EXERCISE TASK: Can you transcribe the data exactly? Leave the pictures out.

GIVEN DATA:
= = = = =

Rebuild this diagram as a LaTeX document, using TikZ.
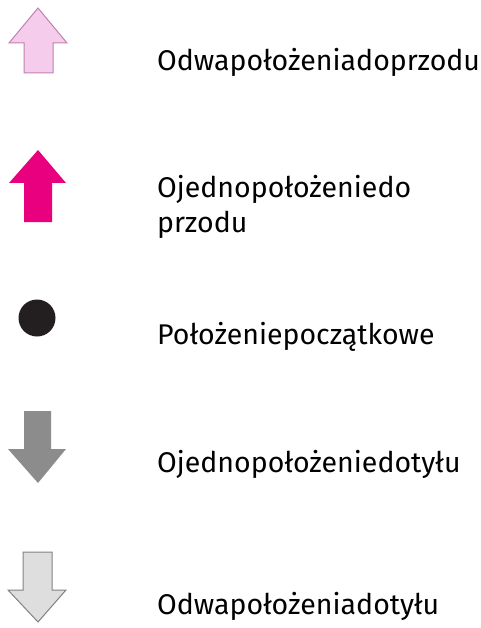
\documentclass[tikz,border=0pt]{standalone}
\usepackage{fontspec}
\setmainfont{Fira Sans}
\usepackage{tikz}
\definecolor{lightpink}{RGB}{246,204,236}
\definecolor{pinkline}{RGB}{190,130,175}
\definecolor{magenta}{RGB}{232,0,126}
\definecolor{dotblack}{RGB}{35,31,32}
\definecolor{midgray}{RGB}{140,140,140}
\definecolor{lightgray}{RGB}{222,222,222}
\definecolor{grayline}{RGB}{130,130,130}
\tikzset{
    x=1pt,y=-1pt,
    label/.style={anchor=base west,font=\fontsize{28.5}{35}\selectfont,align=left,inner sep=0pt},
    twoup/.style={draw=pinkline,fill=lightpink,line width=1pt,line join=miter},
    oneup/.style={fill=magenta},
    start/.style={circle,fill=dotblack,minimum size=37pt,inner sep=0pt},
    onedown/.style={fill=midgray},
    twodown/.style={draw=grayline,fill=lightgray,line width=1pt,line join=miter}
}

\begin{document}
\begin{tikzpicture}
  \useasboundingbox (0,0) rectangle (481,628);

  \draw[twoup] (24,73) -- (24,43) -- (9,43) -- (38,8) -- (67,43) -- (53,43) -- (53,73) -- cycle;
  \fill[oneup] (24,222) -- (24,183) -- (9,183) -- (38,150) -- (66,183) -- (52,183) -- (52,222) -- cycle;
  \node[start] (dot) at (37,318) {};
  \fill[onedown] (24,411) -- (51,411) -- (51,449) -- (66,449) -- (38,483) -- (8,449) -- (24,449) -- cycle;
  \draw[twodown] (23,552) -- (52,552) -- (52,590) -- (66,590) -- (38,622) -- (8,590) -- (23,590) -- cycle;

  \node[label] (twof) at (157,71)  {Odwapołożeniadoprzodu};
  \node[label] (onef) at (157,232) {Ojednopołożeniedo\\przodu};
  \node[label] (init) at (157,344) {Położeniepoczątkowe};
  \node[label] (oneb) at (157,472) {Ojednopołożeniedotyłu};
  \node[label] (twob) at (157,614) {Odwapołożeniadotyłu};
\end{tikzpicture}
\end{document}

= = = = =

EXERCISE RESPONSE:
Rebuild this diagram as a LaTeX document, using TikZ.
\documentclass[tikz,border=0pt]{standalone}
\usepackage{fontspec}
\setmainfont{Fira Sans}
\usepackage{tikz}
\definecolor{lightpink}{RGB}{246,204,236}
\definecolor{pinkline}{RGB}{190,130,175}
\definecolor{magenta}{RGB}{232,0,126}
\definecolor{dotblack}{RGB}{35,31,32}
\definecolor{midgray}{RGB}{140,140,140}
\definecolor{lightgray}{RGB}{222,222,222}
\definecolor{grayline}{RGB}{130,130,130}
\tikzset{
    x=1pt,y=-1pt,
    label/.style={anchor=base west,font=\fontsize{28.5}{35}\selectfont,align=left,inner sep=0pt},
    twoup/.style={draw=pinkline,fill=lightpink,line width=1pt,line join=miter},
    oneup/.style={fill=magenta},
    start/.style={circle,fill=dotblack,minimum size=37pt,inner sep=0pt},
    onedown/.style={fill=midgray},
    twodown/.style={draw=grayline,fill=lightgray,line width=1pt,line join=miter}
}

\begin{document}
\begin{tikzpicture}
  \useasboundingbox (0,0) rectangle (481,628);

  \draw[twoup] (24,73) -- (24,43) -- (9,43) -- (38,8) -- (67,43) -- (53,43) -- (53,73) -- cycle;
  \fill[oneup] (24,222) -- (24,183) -- (9,183) -- (38,150) -- (66,183) -- (52,183) -- (52,222) -- cycle;
  \node[start] (dot) at (37,318) {};
  \fill[onedown] (24,411) -- (51,411) -- (51,449) -- (66,449) -- (38,483) -- (8,449) -- (24,449) -- cycle;
  \draw[twodown] (23,552) -- (52,552) -- (52,590) -- (66,590) -- (38,622) -- (8,590) -- (23,590) -- cycle;

  \node[label] (twof) at (157,71)  {Odwapołożeniadoprzodu};
  \node[label] (onef) at (157,232) {Ojednopołożeniedo\\przodu};
  \node[label] (init) at (157,344) {Położeniepoczątkowe};
  \node[label] (oneb) at (157,472) {Ojednopołożeniedotyłu};
  \node[label] (twob) at (157,614) {Odwapołożeniadotyłu};
\end{tikzpicture}
\end{document}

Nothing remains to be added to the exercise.